Oroonoko erwiderte darauf, es tue ihm leid zu hören, dass der Kapitän sich auf die Kenntnis und die Verehrung irgendwelcher Götter berufe, die ihn keine besseren Prinzipien gelehrt hätten, als anderen nicht das Vertrauen zu schenken, das man selbst erwartet. Der Kaptein jedoch, konnte sich nicht entschließen, dem Ehrenwort eines Heiden zu trauen, eines Mannes, der nicht einmaleinen Begriff von dem Gott habe, den er anbete.
Aphra Behn: Oroonoko
Der spätere Protest von Oroonoko gegen die Sklaverei zielt auf das Übel, Menschen als Eigentum zu betrachten, das gekauft und verkauft werden kann. Oroonoko prangert dieses moralisch verkommene System an:
Warum, meine lieben Freunde und Leidgenossen […] sollen wir Sklaven eines unbekannten Volkes sein?… wir wurden gekauft und verkauft wie Affen zum Vergnügen von Frauen, Narren und Feiglingen und um Gauner und Abtrünnige zu unterstützen, die ihre eigenen Länder verlassen mussten wegen Raub, Mord, Diebstahl und anderer Schurkereien. […] Sollen wir etwa solch einem heruntergekommenen Volk Gehorsam leisten, dem keine menschliche Tugend verblieben ist, um es von den gemeinsten Kreaturen zu unterscheiden?

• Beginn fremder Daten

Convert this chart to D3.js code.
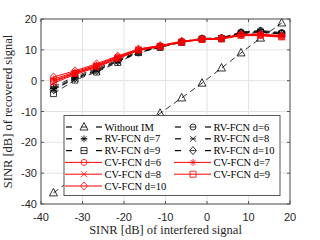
<!DOCTYPE html>
<html>
<head>
<meta charset="utf-8">
<script src="https://cdn.jsdelivr.net/npm/d3@7"></script>
<style>
  body { margin: 0; background: #fff; }
  svg { display: block; }
</style>
</head>
<body>
<script>
var width = 320, height = 240;

// x positions of the measurement points (SINR of interfered signal)
var sinrIn = [-37, -31.8, -26.6, -21.5, -16.5, -11.3, -6.1, -1.2, 3.5, 8.2, 12.9, 18];

var withoutIM = [-36.4, -31.2, -26, -20.9, -15.8, -10.6, -5.6, -0.8, 4.1, 9.0, 13.8, 18.7];

var rv6  = [-2.0, 1.4, 3.9, 6.7, 9.5, 11.2, 12.7, 13.7, 13.9, 15.8, 16.3, 15.6];
var rv7  = [-2.5, 1.0, 3.5, 6.4, 9.3, 11.0, 12.6, 13.6, 13.8, 15.6, 16.0, 15.3];
var rv8  = [-3.0, 0.6, 3.1, 6.2, 9.0, 10.9, 12.5, 13.5, 13.7, 15.4, 15.8, 15.0];
var rv9  = [-4.2, 0.2, 2.8, 5.9, 9.1, 10.8, 12.4, 13.5, 13.6, 15.2, 15.6, 15.2];
var rv10 = [-2.8, 0.8, 3.3, 6.4, 9.2, 11.0, 12.6, 13.6, 13.8, 15.5, 16.0, 15.4];

var cv6  = [0.0, 2.5, 4.8, 7.5, 10.0, 11.2, 12.6, 13.4, 13.6, 14.8, 14.8, 14.3];
var cv7  = [0.5, 2.8, 5.1, 7.8, 10.2, 11.3, 12.7, 13.5, 13.7, 15.0, 15.0, 14.5];
var cv8  = [-0.8, 2.0, 4.3, 7.1, 9.8, 11.0, 12.5, 13.3, 13.5, 14.6, 14.6, 14.1];
var cv9  = [-0.3, 2.3, 4.6, 7.3, 9.9, 11.1, 12.5, 13.4, 13.6, 14.7, 14.7, 14.2];
var cv10 = [1.2, 3.2, 5.5, 8.0, 10.3, 11.4, 12.8, 13.5, 13.8, 15.0, 15.1, 14.6];

var seriesNames = ["Without IM", "RV-FCN d=6", "RV-FCN d=7", "RV-FCN d=8", "RV-FCN d=9", "RV-FCN d=10",
                   "CV-FCN d=6", "CV-FCN d=7", "CV-FCN d=8", "CV-FCN d=9", "CV-FCN d=10"];
var seriesValues = [withoutIM, rv6, rv7, rv8, rv9, rv10, cv6, cv7, cv8, cv9, cv10];
var seriesMarkers = ["^", "o", "*", "x", "s", "d", "o", "*", "x", "s", "d"];

var xTicks = [-40, -30, -20, -10, 0, 10, 20];
var yTicks = [-40, -30, -20, -10, 0, 10, 20];

var pLeft = 41, pRight = 290, pTop = 19, pBottom = 204;

var svg = d3.select("body").append("svg")
    .attr("width", width)
    .attr("height", height);

svg.append("rect").attr("width", width).attr("height", height).attr("fill", "#fff");

var x = d3.scaleLinear().domain([-40, 20]).range([pLeft, pRight]);
var y = d3.scaleLinear().domain([-40, 20]).range([pBottom, pTop]);

// grid
var grid = svg.append("g").attr("stroke", "#e3e3e3").attr("stroke-width", 1);
xTicks.forEach(function (t) {
    grid.append("line").attr("x1", x(t)).attr("x2", x(t)).attr("y1", pTop).attr("y2", pBottom);
});
yTicks.forEach(function (t) {
    grid.append("line").attr("x1", pLeft).attr("x2", pRight).attr("y1", y(t)).attr("y2", y(t));
});

function markerPath(type) {
    switch (type) {
        case "o": return "M3,0A3,3 0 1,1 -3,0A3,3 0 1,1 3,0Z";
        case "*": return "M-3.5,0H3.5M0,-3.5V3.5M-2.5,-2.5L2.5,2.5M-2.5,2.5L2.5,-2.5";
        case "x": return "M-3,-3L3,3M-3,3L3,-3";
        case "s": return "M-3,-3H3V3H-3Z";
        case "d": return "M0,-4L3.5,0L0,4L-3.5,0Z";
        case "^": return "M0,-4.5L4,3L-4,3Z";
    }
}

function styleOf(i) {
    if (i < 6) return { color: "#000", dash: "6,4", width: 0.8 };
    return { color: "#ff0000", dash: null, width: 1 };
}

var line = d3.line()
    .x(function (d) { return x(d[0]); })
    .y(function (d) { return y(d[1]); });

var plot = svg.append("g");
seriesValues.forEach(function (vals, i) {
    var st = styleOf(i);
    var pts = sinrIn.map(function (v, j) { return [v, vals[j]]; });
    var g = plot.append("g");
    g.append("path")
        .attr("d", line(pts))
        .attr("fill", "none")
        .attr("stroke", st.color)
        .attr("stroke-width", st.width)
        .attr("stroke-dasharray", st.dash);
    g.selectAll("path.m")
        .data(pts)
        .enter()
        .append("path")
        .attr("class", "m")
        .attr("transform", function (d) { return "translate(" + x(d[0]) + "," + y(d[1]) + ")"; })
        .attr("d", markerPath(seriesMarkers[i]))
        .attr("fill", "none")
        .attr("stroke", st.color)
        .attr("stroke-width", 0.8);
});

// axes box and ticks
var axisColor = "#555";
svg.append("rect")
    .attr("x", pLeft).attr("y", pTop)
    .attr("width", pRight - pLeft).attr("height", pBottom - pTop)
    .attr("fill", "none").attr("stroke", axisColor).attr("stroke-width", 1);

var ticks = svg.append("g").attr("stroke", axisColor).attr("stroke-width", 1);
xTicks.forEach(function (t) {
    ticks.append("line").attr("x1", x(t)).attr("x2", x(t)).attr("y1", pBottom).attr("y2", pBottom - 3);
    ticks.append("line").attr("x1", x(t)).attr("x2", x(t)).attr("y1", pTop).attr("y2", pTop + 3);
});
yTicks.forEach(function (t) {
    ticks.append("line").attr("x1", pLeft).attr("x2", pLeft + 3).attr("y1", y(t)).attr("y2", y(t));
    ticks.append("line").attr("x1", pRight).attr("x2", pRight - 3).attr("y1", y(t)).attr("y2", y(t));
});

svg.append("g").selectAll("text")
    .data(xTicks).enter().append("text")
    .attr("x", function (d) { return x(d); })
    .attr("y", 221)
    .attr("text-anchor", "middle")
    .attr("font-family", "Liberation Sans, Arial, sans-serif")
    .attr("font-size", 11)
    .attr("fill", "#262626")
    .text(function (d) { return d; });

svg.append("g").selectAll("text")
    .data(yTicks).enter().append("text")
    .attr("x", 37)
    .attr("y", function (d) { return y(d) + 4; })
    .attr("text-anchor", "end")
    .attr("font-family", "Liberation Sans, Arial, sans-serif")
    .attr("font-size", 11)
    .attr("fill", "#262626")
    .text(function (d) { return d; });

svg.append("text")
    .attr("x", (pLeft + pRight) / 2)
    .attr("y", 234)
    .attr("text-anchor", "middle")
    .attr("font-family", "Liberation Serif, Times New Roman, serif")
    .attr("font-size", 12.5)
    .attr("fill", "#262626")
    .text("SINR [dB] of interfered signal");

svg.append("text")
    .attr("transform", "translate(12," + ((pTop + pBottom) / 2) + ") rotate(-90)")
    .attr("text-anchor", "middle")
    .attr("font-family", "Liberation Serif, Times New Roman, serif")
    .attr("font-size", 12.5)
    .attr("fill", "#262626")
    .text("SINR [dB] of recovered signal");

// legend
var lg = svg.append("g");
lg.append("rect")
    .attr("x", 64).attr("y", 115.5)
    .attr("width", 216).attr("height", 80)
    .attr("fill", "#fff").attr("stroke", axisColor).attr("stroke-width", 1);

var rowY = [127, 138.8, 150.6, 162.4, 174.2, 186];
var colX = [66, 175];
seriesNames.forEach(function (name, i) {
    var st = styleOf(i);
    var cx = colX[i % 2], cy = rowY[Math.floor(i / 2)];
    var item = lg.append("g");
    if (st.dash) {
        item.append("line").attr("x1", cx).attr("x2", cx + 6).attr("y1", cy).attr("y2", cy)
            .attr("stroke", st.color).attr("stroke-width", 1.2);
        item.append("line").attr("x1", cx + 30).attr("x2", cx + 36).attr("y1", cy).attr("y2", cy)
            .attr("stroke", st.color).attr("stroke-width", 1.2);
        item.append("line").attr("x1", cx + 15).attr("x2", cx + 21).attr("y1", cy).attr("y2", cy)
            .attr("stroke", st.color).attr("stroke-width", 0.8);
    } else {
        item.append("line").attr("x1", cx - 1).attr("x2", cx + 36).attr("y1", cy).attr("y2", cy)
            .attr("stroke", st.color).attr("stroke-width", 1);
    }
    item.append("path")
        .attr("transform", "translate(" + (cx + 18) + "," + cy + ")")
        .attr("d", markerPath(seriesMarkers[i]))
        .attr("fill", "none").attr("stroke", st.color).attr("stroke-width", 0.8);
    item.append("text")
        .attr("x", cx + 38.5).attr("y", cy + 3.5)
        .attr("font-family", "Liberation Serif, Times New Roman, serif")
        .attr("font-size", 10.5)
        .attr("fill", "#000")
        .text(name);
});
</script>
</body>
</html>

Die Geschichte um Oroonoko ist recht schlicht und die Message sehr deutlich. Was mich aber am meisten faszinierte, ist das mystische Leben von Aphra Behn, das selbst nach einem Romaninhalt klingt. Hinzu kommt ihre Vorreiterrolle und ihre Bedeutung für die Literaturgeschichte, die auch in den Essays im Nachwort des Buches eindrücklich beschrieben werden. All das macht Oroonoko zu einer spannenden Lektüre für Literaturfans.